GENE BRODIE, our bookish gyms correspondent, on the latest inadvertent slip by a council cabinet member which betrays the next possible target for the council’s ‘award-winning’ house-builders
South Norwood Library: soon to be Brick by Brick flats
Brick by Brick’s insatiable appetite for turning public property into mainly private flats could see the council’s “award-winning” house-builder (Total number of homes completed since 2015: ZERO) next turn its attention to the borough’s libraries.
That’s the conclusion from comments made by a council cabinet member during a scrutiny committee in the Town Hall chamber, after some astute probing on behalf of the people of Croydon by one sharp-witted councillor.
Brick by Brick has already muscled in on one of the borough’s 13 libraries, in South Norwood.
Brick by Brick built a £500,000 block of flats next to the Aldi near Norwood Junction Station, with a small library space squeezed in on the ground floor, while getting the site of the existing library on the junction of Selhurst Road and Lawrence Road on which they will build even more flats. Thus, the current five-floor library building is being replaced by a single floor of library space in the new build which will have flats on four floors above, too.
The rationale offered when this scheme was proposed – to barely a murmur of public opposition – was that the cost of the new building is little more than the repair bills for the crumbling concrete 1970s-built South Norwood Library. In fact, when the land values of the flats above the new building and those likely to be built on the former site are factored in, there’s potential for significant profits for Brick by Brick out of the scheme.
Brick by Brick’s build on Station Road, South Norwood. Somewhere in all those flats, there’s supposed to be a library
How the library space was being reduced in the new library was never raised as an issue, the council claiming “the proposed new building would be purpose-built and provide a flexible space that would have the same number of books as now. However, it would also offer more computers, more work spaces, and also allow for out-of-hours use for additional community activities, including adult learning classes”.
The borough’s library service is reassuringly back in-house, after the disastrous outsourcing efforts by the previous Tory administration, which had handed over the running of our libraries to Carillion, which collapsed in a heap of debt and bad-faith earlier this year.
Yet the prospect of the current Blairite-dominated Labour council “sweating its assets” through the bungling Brick by Brick builders has the potential to do far greater damage to the borough’s libraries than even Croydon’s hapless Tories ever managed.
Last week’s scrutiny committee was supposedly considering the “strategy” for the borough’s library service, with a report by the council’s officials set to be duly rubber-stamped by the cabinet in the new year.
Joy Prince: asking the right questions.
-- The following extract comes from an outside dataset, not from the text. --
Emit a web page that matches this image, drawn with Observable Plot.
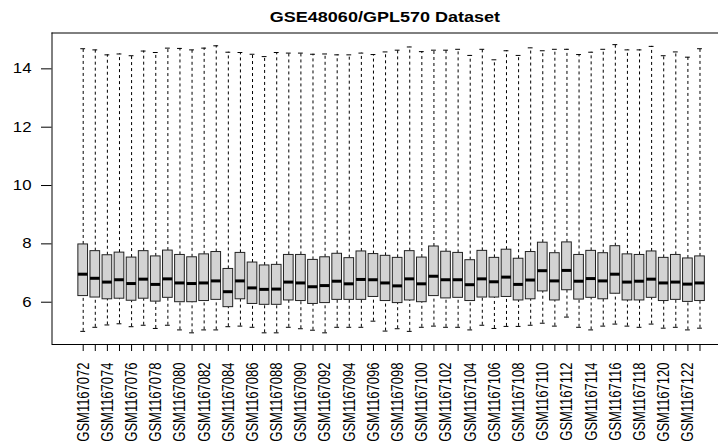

Again
Thankfully, one of the committee members, Labour councillor Joy Prince, had read the report, and found the latest barely hidden agenda.
“The paper mentions library buildings,” said the councillor for Waddon ward.
“I’m wondering to what extent you’re working with asset colleagues on how we can maximise the value or the income from the assets which are library buildings.
“Is there scope for, I don’t know, building flats on top of them, while obviously getting money from that to buy books or whatever?”
The ever-eager-to-please Oliver “Caddy” Lewis, the cabinet member for butt plugs, libraries and stuff, took the bait and embarked on a spiel about the council-owned properties with an answer full of business-friendly, Blairite soundbytes.
“We are absolutely looking at how we can get the best value from our libraries portfolio,” Lewis said.
The phrase “best value from our libraries portfolio” is the sort of thing you’d expect from a tawdry suburban estate agent, not the person supposed to be the champion of the borough’s libraries. The attitude should trouble the borough’s Council Tax-payers.
Open all hours: Selsdon Library, staffed by Sainsbury’s
Lewis is also pursuing a trial scheme at Selsdon Library where it would be “open longer but staffed for the same amount of time”.
Lewis thinks that using CCTV and technology could allow library users access to the building, and its much-depleted stock of books, in the evenings, when the council’s librarian staff have left work for the day.
Selsdon Library was built next to Sainsbury’s, and Lewis reckons that the supermarket will help to “police” the out-of-hours library access.
“I think what that will do is deliver a more flexible services so people can go before work or after work and they can use the library more on their terms, which I think is where we want to get to with a modern library service.”
As we’ve all come to expect, Lewis didn’t mention what the borough’s librarians think is “where they want to get to with the service”.